## Dataset excerpt

+---+

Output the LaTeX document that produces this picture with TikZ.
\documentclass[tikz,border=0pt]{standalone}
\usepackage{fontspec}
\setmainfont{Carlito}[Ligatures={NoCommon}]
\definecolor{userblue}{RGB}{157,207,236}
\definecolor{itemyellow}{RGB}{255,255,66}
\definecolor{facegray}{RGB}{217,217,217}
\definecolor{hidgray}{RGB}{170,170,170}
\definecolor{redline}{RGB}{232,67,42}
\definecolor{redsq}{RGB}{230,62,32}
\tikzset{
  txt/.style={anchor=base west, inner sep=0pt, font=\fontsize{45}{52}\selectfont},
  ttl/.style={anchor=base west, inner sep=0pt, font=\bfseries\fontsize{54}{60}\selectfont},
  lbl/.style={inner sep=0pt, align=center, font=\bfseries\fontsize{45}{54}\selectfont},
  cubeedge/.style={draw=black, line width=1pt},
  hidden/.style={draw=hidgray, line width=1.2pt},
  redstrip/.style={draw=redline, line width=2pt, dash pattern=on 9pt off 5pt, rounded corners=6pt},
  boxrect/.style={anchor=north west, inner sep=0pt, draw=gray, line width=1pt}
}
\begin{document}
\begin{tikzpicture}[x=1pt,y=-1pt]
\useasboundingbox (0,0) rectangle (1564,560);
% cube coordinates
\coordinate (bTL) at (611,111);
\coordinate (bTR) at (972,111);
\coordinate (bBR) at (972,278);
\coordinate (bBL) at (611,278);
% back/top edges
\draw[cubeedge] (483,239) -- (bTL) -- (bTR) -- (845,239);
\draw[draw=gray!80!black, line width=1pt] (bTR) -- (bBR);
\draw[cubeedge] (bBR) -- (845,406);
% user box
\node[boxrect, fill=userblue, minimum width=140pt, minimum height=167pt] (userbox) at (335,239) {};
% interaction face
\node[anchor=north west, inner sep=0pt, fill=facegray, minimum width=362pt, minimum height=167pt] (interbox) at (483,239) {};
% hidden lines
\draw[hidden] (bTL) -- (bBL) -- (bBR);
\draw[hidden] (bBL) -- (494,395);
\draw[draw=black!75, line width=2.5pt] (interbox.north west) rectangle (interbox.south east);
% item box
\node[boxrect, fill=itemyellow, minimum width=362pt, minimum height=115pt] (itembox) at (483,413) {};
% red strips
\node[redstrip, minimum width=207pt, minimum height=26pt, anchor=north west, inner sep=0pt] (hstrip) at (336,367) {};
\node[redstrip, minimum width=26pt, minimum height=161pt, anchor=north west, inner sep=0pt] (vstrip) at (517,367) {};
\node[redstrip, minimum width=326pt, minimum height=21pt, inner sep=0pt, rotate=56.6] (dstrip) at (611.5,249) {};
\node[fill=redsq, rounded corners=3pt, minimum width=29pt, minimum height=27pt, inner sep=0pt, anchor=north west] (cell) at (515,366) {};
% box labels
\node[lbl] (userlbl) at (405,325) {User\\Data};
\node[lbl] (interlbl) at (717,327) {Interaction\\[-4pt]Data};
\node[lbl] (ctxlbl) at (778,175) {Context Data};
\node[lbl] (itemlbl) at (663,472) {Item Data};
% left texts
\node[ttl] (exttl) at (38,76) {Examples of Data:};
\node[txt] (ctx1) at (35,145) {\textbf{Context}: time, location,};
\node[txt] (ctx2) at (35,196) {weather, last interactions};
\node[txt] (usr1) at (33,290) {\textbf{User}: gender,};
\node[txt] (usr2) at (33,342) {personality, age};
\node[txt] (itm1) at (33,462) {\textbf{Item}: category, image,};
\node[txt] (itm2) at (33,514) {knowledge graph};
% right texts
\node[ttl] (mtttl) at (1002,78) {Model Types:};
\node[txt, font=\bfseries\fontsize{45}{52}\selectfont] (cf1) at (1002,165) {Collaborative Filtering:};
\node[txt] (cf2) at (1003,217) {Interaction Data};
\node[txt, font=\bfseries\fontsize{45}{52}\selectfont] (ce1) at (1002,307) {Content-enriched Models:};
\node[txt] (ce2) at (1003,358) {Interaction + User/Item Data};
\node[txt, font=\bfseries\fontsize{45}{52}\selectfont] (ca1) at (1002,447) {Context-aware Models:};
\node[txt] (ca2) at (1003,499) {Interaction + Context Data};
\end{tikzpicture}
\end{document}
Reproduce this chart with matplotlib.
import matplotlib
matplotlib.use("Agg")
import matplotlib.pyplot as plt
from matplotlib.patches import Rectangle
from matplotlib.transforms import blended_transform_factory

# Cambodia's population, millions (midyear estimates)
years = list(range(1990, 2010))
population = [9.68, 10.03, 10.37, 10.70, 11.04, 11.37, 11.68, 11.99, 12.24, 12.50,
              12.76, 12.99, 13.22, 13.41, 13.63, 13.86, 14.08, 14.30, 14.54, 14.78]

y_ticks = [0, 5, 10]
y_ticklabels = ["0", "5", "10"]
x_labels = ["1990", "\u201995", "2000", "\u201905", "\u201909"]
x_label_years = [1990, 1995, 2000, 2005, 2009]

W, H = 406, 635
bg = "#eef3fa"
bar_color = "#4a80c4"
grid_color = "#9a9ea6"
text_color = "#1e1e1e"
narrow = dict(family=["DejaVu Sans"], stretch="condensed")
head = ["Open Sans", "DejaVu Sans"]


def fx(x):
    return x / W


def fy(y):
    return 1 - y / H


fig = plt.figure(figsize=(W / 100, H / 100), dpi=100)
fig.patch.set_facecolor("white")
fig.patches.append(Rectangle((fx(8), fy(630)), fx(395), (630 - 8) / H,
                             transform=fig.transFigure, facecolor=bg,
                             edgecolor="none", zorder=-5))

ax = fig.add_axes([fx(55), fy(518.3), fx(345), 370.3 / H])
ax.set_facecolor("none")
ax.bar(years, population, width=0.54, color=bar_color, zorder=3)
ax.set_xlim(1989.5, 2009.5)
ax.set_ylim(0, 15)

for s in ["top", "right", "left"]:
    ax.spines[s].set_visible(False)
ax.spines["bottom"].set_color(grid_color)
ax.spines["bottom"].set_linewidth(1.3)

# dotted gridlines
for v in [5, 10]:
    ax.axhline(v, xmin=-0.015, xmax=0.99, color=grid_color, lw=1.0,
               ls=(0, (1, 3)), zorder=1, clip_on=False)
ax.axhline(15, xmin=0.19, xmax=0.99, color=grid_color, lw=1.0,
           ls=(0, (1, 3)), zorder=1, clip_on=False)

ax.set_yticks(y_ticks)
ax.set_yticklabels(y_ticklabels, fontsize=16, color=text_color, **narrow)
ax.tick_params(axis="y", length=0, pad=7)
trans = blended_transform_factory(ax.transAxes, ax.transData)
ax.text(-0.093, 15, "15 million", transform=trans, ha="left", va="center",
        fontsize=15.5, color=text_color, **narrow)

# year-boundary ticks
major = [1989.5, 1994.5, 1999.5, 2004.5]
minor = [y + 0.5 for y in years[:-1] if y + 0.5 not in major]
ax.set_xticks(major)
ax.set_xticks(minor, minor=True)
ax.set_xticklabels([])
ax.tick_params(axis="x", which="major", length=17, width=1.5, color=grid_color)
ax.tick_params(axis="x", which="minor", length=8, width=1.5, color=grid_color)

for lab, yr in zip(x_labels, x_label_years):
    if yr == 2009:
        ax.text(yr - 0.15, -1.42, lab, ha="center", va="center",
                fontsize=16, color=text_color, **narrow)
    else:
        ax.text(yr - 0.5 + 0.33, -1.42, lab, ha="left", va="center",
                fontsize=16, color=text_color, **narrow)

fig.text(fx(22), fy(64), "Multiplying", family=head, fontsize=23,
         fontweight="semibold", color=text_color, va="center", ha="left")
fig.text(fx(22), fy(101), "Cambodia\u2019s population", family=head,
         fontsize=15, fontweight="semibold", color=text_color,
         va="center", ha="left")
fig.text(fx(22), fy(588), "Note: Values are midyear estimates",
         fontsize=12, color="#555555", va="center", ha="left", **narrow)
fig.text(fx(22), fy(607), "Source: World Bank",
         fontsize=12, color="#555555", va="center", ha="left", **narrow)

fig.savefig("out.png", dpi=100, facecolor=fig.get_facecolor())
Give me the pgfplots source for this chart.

+---+

Quote the data above from the line containing "Reproduce this chart with matplotlib." to the line containing "x_label_years = [1990, 1995, 2000, 2005, 2009]", inclusive, and stop.

Reproduce this chart with matplotlib.
import matplotlib
matplotlib.use("Agg")
import matplotlib.pyplot as plt
from matplotlib.patches import Rectangle
from matplotlib.transforms import blended_transform_factory

# Cambodia's population, millions (midyear estimates)
years = list(range(1990, 2010))
population = [9.68, 10.03, 10.37, 10.70, 11.04, 11.37, 11.68, 11.99, 12.24, 12.50,
              12.76, 12.99, 13.22, 13.41, 13.63, 13.86, 14.08, 14.30, 14.54, 14.78]

y_ticks = [0, 5, 10]
y_ticklabels = ["0", "5", "10"]
x_labels = ["1990", "\u201995", "2000", "\u201905", "\u201909"]
x_label_years = [1990, 1995, 2000, 2005, 2009]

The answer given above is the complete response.